— BRIEF —
Each line from the start of the data below through the one containing "96.4, 104.4, 118.5]" must be reproduced exactly.

— COLLECTED DATA —
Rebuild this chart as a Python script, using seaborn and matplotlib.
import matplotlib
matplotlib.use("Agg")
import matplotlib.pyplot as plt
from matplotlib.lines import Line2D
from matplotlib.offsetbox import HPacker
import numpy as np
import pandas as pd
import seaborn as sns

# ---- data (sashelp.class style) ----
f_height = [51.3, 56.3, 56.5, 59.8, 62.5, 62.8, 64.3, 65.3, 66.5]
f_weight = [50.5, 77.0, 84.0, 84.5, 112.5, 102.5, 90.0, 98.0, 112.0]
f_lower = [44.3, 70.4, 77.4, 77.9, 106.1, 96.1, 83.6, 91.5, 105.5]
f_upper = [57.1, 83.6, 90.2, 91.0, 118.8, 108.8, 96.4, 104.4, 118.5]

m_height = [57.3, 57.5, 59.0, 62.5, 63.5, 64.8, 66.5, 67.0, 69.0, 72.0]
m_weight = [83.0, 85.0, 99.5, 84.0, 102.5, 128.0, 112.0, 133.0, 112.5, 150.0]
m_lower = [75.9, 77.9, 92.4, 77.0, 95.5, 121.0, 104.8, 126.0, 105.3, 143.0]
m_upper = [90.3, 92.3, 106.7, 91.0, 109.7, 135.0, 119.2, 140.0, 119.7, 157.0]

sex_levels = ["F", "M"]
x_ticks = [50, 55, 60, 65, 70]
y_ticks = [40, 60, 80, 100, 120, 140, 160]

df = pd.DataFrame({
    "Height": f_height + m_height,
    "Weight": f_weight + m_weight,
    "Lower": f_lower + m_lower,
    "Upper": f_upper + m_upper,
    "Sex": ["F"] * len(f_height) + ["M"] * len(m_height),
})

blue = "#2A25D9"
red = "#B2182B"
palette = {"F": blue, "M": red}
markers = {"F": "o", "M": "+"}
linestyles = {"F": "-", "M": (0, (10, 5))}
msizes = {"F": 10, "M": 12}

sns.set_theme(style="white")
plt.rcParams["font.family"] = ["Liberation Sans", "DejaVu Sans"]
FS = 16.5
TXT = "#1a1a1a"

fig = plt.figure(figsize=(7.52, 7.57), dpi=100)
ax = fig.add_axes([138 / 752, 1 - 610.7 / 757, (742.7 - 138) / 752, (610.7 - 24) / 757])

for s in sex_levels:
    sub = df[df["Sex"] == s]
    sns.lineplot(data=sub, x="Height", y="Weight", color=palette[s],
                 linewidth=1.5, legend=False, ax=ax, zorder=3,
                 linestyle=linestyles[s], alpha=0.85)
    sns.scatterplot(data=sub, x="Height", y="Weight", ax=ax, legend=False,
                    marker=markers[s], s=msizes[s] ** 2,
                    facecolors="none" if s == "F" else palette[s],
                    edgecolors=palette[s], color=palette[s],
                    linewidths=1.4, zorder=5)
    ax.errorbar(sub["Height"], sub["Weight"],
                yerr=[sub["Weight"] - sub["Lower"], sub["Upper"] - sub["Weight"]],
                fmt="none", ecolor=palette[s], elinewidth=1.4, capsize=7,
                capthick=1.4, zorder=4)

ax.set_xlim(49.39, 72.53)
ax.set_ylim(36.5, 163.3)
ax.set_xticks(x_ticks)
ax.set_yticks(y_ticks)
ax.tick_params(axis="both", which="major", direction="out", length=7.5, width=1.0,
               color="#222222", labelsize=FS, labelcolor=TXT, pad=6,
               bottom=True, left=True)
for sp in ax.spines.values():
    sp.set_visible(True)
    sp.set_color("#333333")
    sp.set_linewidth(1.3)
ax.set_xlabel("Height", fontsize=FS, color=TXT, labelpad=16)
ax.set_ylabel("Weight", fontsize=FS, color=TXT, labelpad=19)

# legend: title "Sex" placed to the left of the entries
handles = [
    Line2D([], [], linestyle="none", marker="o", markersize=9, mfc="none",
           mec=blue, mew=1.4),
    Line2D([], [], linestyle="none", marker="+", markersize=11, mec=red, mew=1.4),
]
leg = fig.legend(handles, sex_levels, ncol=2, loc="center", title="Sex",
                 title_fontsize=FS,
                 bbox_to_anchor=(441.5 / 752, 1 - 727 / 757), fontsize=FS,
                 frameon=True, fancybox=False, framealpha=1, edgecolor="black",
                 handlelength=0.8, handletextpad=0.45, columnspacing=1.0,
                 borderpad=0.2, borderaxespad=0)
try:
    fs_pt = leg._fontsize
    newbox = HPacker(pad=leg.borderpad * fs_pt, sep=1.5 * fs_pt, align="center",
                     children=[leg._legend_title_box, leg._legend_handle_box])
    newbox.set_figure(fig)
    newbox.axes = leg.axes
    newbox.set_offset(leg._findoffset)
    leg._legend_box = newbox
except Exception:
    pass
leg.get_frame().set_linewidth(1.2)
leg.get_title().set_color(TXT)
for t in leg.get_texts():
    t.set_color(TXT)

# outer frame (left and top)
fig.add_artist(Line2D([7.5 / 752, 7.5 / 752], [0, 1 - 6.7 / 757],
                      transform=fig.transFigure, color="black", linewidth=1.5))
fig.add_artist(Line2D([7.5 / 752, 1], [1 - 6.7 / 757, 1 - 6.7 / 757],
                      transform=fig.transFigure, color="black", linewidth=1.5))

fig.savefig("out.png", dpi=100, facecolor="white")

— RESULT BELOW —
Rebuild this chart as a Python script, using seaborn and matplotlib.
import matplotlib
matplotlib.use("Agg")
import matplotlib.pyplot as plt
from matplotlib.lines import Line2D
from matplotlib.offsetbox import HPacker
import numpy as np
import pandas as pd
import seaborn as sns

# ---- data (sashelp.class style) ----
f_height = [51.3, 56.3, 56.5, 59.8, 62.5, 62.8, 64.3, 65.3, 66.5]
f_weight = [50.5, 77.0, 84.0, 84.5, 112.5, 102.5, 90.0, 98.0, 112.0]
f_lower = [44.3, 70.4, 77.4, 77.9, 106.1, 96.1, 83.6, 91.5, 105.5]
f_upper = [57.1, 83.6, 90.2, 91.0, 118.8, 108.8, 96.4, 104.4, 118.5]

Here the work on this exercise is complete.